Al di fuori di questo, sono solo chiacchiere inutili e passeggere. L'America ha interesse a che l'Italia non ceda, per un proprio legittimo tornaconto, ma sa pure che questo obiettivo oggi mal si concilia con la presenza del reuccio di Arcore a Palazzo Chigi. Il quale, fiutata la minaccia, sta provando a giocare la disperata carta cinese. E' infatti ormai di dominio pubblico che sono stati avviati contatti ai massimi livelli fra Roma e Pechino, per solleticare gli appetiti dell'emergente potenza asiatica su alcuni gioielli italiani (Enel, Eni?) in cambio di robuste sottoscrizioni cinesi di titoli pubblici italiani.

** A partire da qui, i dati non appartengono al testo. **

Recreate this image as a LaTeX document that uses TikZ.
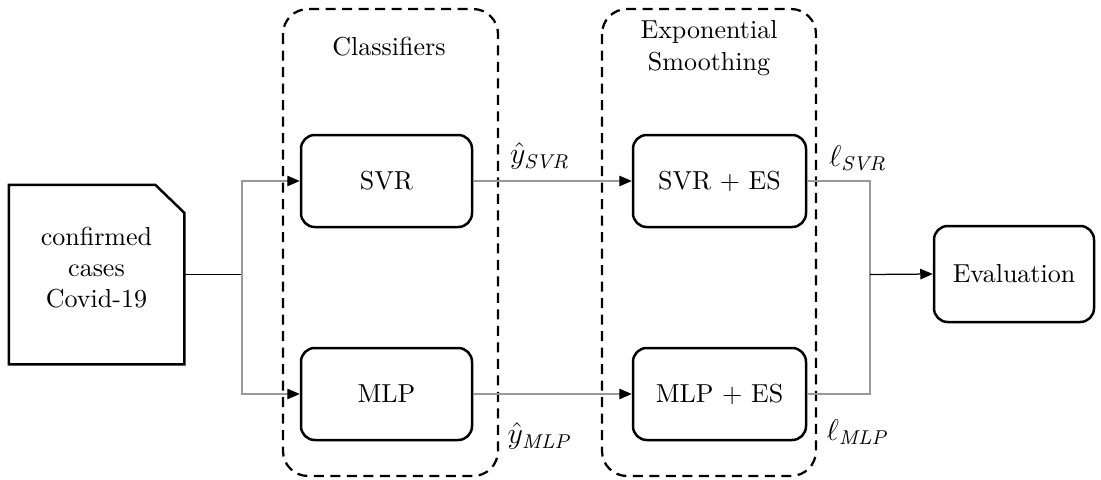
\documentclass[tikz,border=0pt]{standalone}
\usetikzlibrary{arrows.meta}
\begin{document}
\begin{tikzpicture}[x=0.4pt,y=-0.4pt,
  block/.style={draw, line width=1pt, rounded corners=5.5pt, align=center,
    inner sep=0pt, font=\fontsize{10.4}{12.5}\selectfont},
  group/.style={draw, line width=0.9pt, dash pattern=on 4pt off 2.6pt, rounded corners=10pt},
  link/.style={draw=black!40, line width=0.5pt},
  tip/.style={-{Triangle[length=5pt,width=4.2pt,color=black]}},
  lbl/.style={font=\fontsize{11.5}{13}\selectfont, inner sep=0pt},
  title/.style={align=center, font=\fontsize{10.4}{12.6}\selectfont, inner sep=0pt}]
\useasboundingbox (0,0) rectangle (1101,480);

% dashed groups
\draw[group] (283,9) rectangle (498,476);
\draw[group] (602,9) rectangle (816,476);
\node[title] (tcls) at (389,47) {Classifiers};
\node[title] (tes) at (709,48) {Exponential\\Smoothing};

% input document with a cut corner
\node[block, draw=none, minimum width=173*0.4pt, minimum height=177*0.4pt] (doc) at (96.5,274.5) {};
\draw[line width=1pt] (doc.south west) -- (doc.north west) -- ([xshift=-29*0.4pt]doc.north east)
  -- ([yshift=-28*0.4pt]doc.north east) -- (doc.south east) -- cycle;
\node[title, font=\fontsize{10.4}{12.4}\selectfont] (doctext) at (96.5,268) {confirmed\\cases\\Covid-19};

% processing blocks
\node[block, minimum width=171*0.4pt, minimum height=92*0.4pt] (svr) at (386.5,181) {SVR};
\node[block, minimum width=171*0.4pt, minimum height=92*0.4pt] (mlp) at (386.5,394) {MLP};
\node[block, minimum width=173*0.4pt, minimum height=92*0.4pt] (svres) at (719.5,181) {SVR + ES};
\node[block, minimum width=173*0.4pt, minimum height=92*0.4pt] (mlpes) at (719.5,394) {MLP + ES};
\node[block, minimum width=160*0.4pt, minimum height=96*0.4pt] (eval) at (1014,274) {Evaluation};

% connectors
\coordinate (jl) at (242,274.5);
\coordinate (jr) at (870,274.5);
\draw[line width=0.5pt] (doc.east) -- (jl);
\draw[link, tip] (jl) |- (svr.west);
\draw[link, tip] (jl) |- (mlp.west);
\draw[link, tip] (svr.east) -- (svres.west);
\draw[link, tip] (mlp.east) -- (mlpes.west);
\draw[link] (svres.east) -| (jr);
\draw[link] (mlpes.east) -| (jr);
\draw[line width=0.5pt, tip] (jr) -- (eval.west);

% signal labels
\node[lbl] (ysvr) at (540,156) {$\hat{y}_{\mathit{SVR}}$};
\node[lbl] (ymlp) at (540,436) {$\hat{y}_{\mathit{MLP}}$};
\node[lbl] (lsvr) at (858,158) {$\ell_{\mathit{SVR}}$};
\node[lbl] (lmlp) at (858,432) {$\ell_{\mathit{MLP}}$};
\end{tikzpicture}
\end{document}
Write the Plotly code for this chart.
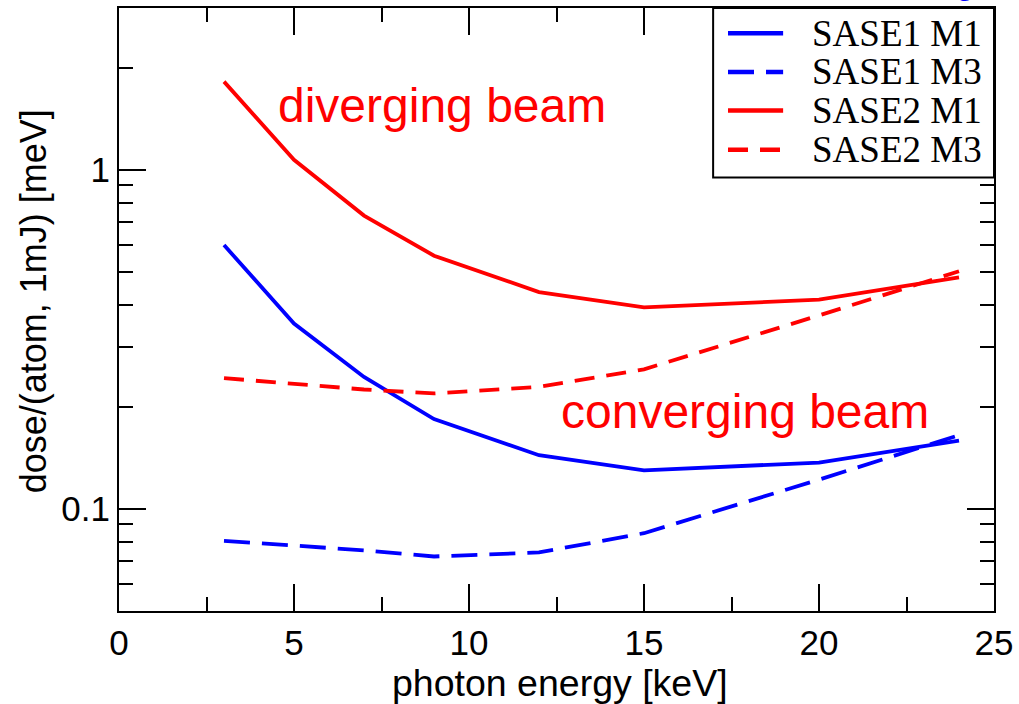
import math
import plotly.graph_objects as go

# photon energies [keV]
energy = [3, 5, 7, 9, 12, 15, 20, 24]

# dose per atom for a 1 mJ pulse [meV]
sase1_m1 = [0.600, 0.352, 0.245, 0.184, 0.144, 0.130, 0.137, 0.159]
sase1_m3 = [0.0805, 0.078, 0.0755, 0.0724, 0.0744, 0.0848, 0.122, 0.165]
sase2_m1 = [1.82, 1.07, 0.733, 0.558, 0.436, 0.393, 0.414, 0.482]
sase2_m3 = [0.243, 0.234, 0.225, 0.219, 0.229, 0.258, 0.372, 0.502]

series_names = ["SASE1 M1", "SASE1 M3", "SASE2 M1", "SASE2 M3"]
series_values = [sase1_m1, sase1_m3, sase2_m1, sase2_m3]
series_colors = ["#0000ff", "#0000ff", "#ff0000", "#ff0000"]
series_dash = ["solid", "26px,12px", "solid", "20px,12px"]

y_major = [0.1, 1]
y_major_text = ["0.1", "1"]
y_minor = [0.05, 0.06, 0.07, 0.08, 0.09, 0.2, 0.3, 0.4, 0.5, 0.6, 0.7, 0.8, 0.9, 2, 3]

SANS = "Liberation Sans, Arial, sans-serif"
SERIF = "Liberation Serif, Times New Roman, serif"

fig = go.Figure()
for name, vals, col, dash in zip(series_names, series_values, series_colors, series_dash):
    fig.add_trace(go.Scatter(x=energy, y=vals, mode="lines", name=name,
                             line=dict(color=col, width=3.8, dash=dash),
                             showlegend=False))

axis_common = dict(showline=True, linewidth=2, linecolor="black", mirror="ticks",
                   ticks="inside", tickwidth=2, tickcolor="black", ticklen=27,
                   showgrid=False, zeroline=False,
                   tickfont=dict(family=SANS, size=35, color="black"))

fig.update_xaxes(range=[0, 25], tick0=0, dtick=5,
                 minor=dict(dtick=2.5, ticks="inside", ticklen=14, tickwidth=2,
                            tickcolor="black", showgrid=False),
                 **axis_common)
fig.update_yaxes(type="log", range=[math.log10(0.05), math.log10(3)],
                 tickmode="array", tickvals=y_major, ticktext=y_major_text,
                 minor=dict(tickmode="array", tickvals=y_minor, ticks="inside",
                            ticklen=14, tickwidth=2, tickcolor="black", showgrid=False),
                 **axis_common)

# axis titles
fig.add_annotation(text="photon energy [keV]", xref="paper", yref="paper",
                   x=0.504, y=-0.119, xanchor="center", yanchor="middle",
                   showarrow=False,
                   font=dict(family=SANS, size=37.5, color="black"))
fig.add_annotation(text="dose/(atom, 1mJ) [meV]", xref="paper", yref="paper",
                   x=-0.098, y=0.514, xanchor="center", yanchor="middle",
                   textangle=-90, showarrow=False,
                   font=dict(family=SANS, size=36, color="black"))

# region labels
fig.add_annotation(text="diverging beam", xref="paper", yref="paper",
                   x=0.369, y=0.838, xanchor="center", yanchor="middle",
                   showarrow=False,
                   font=dict(family=SANS, size=48, color="#ff0000"))
fig.add_annotation(text="converging beam", xref="paper", yref="paper",
                   x=0.715, y=0.331, xanchor="center", yanchor="middle",
                   showarrow=False,
                   font=dict(family=SANS, size=48, color="#ff0000"))

# tail of a blue heading sitting just above the page edge
fig.add_annotation(text="g", xref="paper", yref="paper",
                   x=0.967, y=1.0083, xanchor="center", yanchor="bottom",
                   showarrow=False,
                   font=dict(family=SANS, size=36, color="#0000ff"))

# boxed key in the upper right corner
fig.add_shape(type="rect", xref="paper", yref="paper",
              x0=0.679, x1=1.0, y0=0.719, y1=1.0,
              line=dict(color="black", width=2), fillcolor="white", layer="above")
row_y = [0.958, 0.894, 0.830, 0.765]
for name, col, dash, ry in zip(series_names, series_colors, series_dash, row_y):
    fig.add_shape(type="line", xref="paper", yref="paper",
                  x0=0.696, x1=0.759, y0=ry, y1=ry, layer="above",
                  line=dict(color=col, width=4.5, dash=dash))
    fig.add_annotation(text=name, xref="paper", yref="paper", x=0.790, y=ry,
                       xanchor="left", yanchor="middle", showarrow=False,
                       font=dict(family=SERIF, size=37, color="black"))

fig.update_layout(width=1019, height=704, autosize=False,
                  margin=dict(l=119, r=25, t=6, b=93),
                  paper_bgcolor="white", plot_bgcolor="white",
                  showlegend=False)

fig.write_html("out.html")
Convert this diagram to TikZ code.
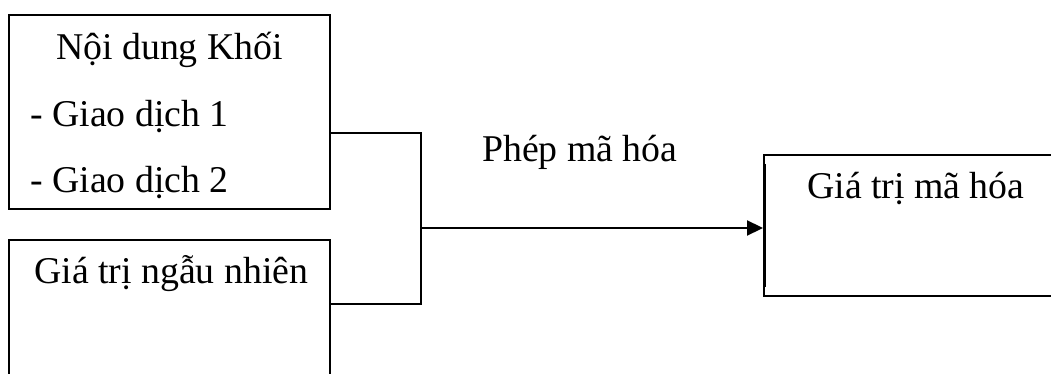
\documentclass[tikz,border=0pt]{standalone}
\usepackage{fontspec}
\setmainfont{Liberation Serif}
\usetikzlibrary{arrows.meta,calc}
\tikzset{
  box/.style={draw, line width=2pt, rectangle, inner sep=0pt},
  lbl/.style={anchor=base west, inner sep=0pt, font=\fontsize{37.8}{45}\selectfont},
  conn/.style={draw, line width=2.2pt},
}
\begin{document}
\begin{tikzpicture}[x=1pt,y=-1pt]
\useasboundingbox (0,0) rectangle (1051,374);
\clip (0,0) rectangle (1051,374);
% boxes
\node[box, minimum width=321pt, minimum height=194pt] (b1) at (169.5,112) {};
\node[box, minimum width=321pt, minimum height=150pt] (b2) at (169.5,315) {};
\node[box, minimum width=300pt, minimum height=141pt] (b3) at (914,225.5) {};
\draw[line width=2pt] ($(b3.north west)+(1.5,10)$) -- ($(b3.south west)+(1.5,-10)$);
% texts
\node[lbl, anchor=base] (t1) at (169.5,60) {Nội dung Khối};
\node[lbl] (t2) at (30,127) {- Giao dịch 1};
\node[lbl] (t3) at (30,193) {- Giao dịch 2};
\node[lbl] (t4) at (34,283) {Giá trị ngẫu nhiên};
\node[lbl] (t5) at (482,162) {Phép mã hóa};
\node[lbl] (t6) at (807,198) {Giá trị mã hóa};
% connectors
\coordinate (j1) at (421,133);
\coordinate (j2) at (421,304);
\coordinate (jm) at (421,228);
\draw[conn] (b1.east |- j1) -- (j1) -- (j2) -- (b2.east |- j2);
\draw[conn, -{Triangle[length=16pt,width=15pt]}] (jm) -- (b3.west |- jm);
\end{tikzpicture}
\end{document}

Un motivo di più, magari, perchè Washington rizzi le antenne e intervenga.
Il New York Times ha già dato fuoco alle polveri, con l'ennesimo attacco ad alzo zero contro Silvio Berlusconi. In un'analisi intitolata "L'agonia e il bunga bunga", il magazine scrive che questo "E' stato il mese più incerto per l'Italia, col parlamento impegnato nella discussione del pacchetto austerità". Poi aggiunge: "Noi americani ci divertiamo molto a leggere dei bunga bunga e dei guai giudiziari di Berlusconi, perché è rassicurante: la nostra follia politica impallidisce di fronte a questa opera buffa a luci rosse". Tuttavia, ed è questa l'amara conclusione che sa tanto di avvertimento, "non dovremmo limitarci a restare a bocca aperta o a sorridere. Il cammino dell'Italia dalla gloria al ridicolo, favorito dalle distrazioni legali e carnali di Berlusconi, minaccia la stabilità finanziaria dell'intera Europa e non va a benificio di nessuno".
Già, di nessuno. Certamente non dell'America. E la storia insegna che quando gli States si sentono messi a repentaglio da una minaccia esterna, sono sempre pronti a entrare in gioco con piglio duro, senza curarsi del nemico da colpire. Stavolta, l'obiettivo potrebbe concidere con l'impiccio che da oltre tre lustri tiene in ostaggio la democrazia italiana, del quale da soli proprio non riusciamo a liberarci. Sarà dunque ancora una volta lo Zio Sam a levarci dai pasticci?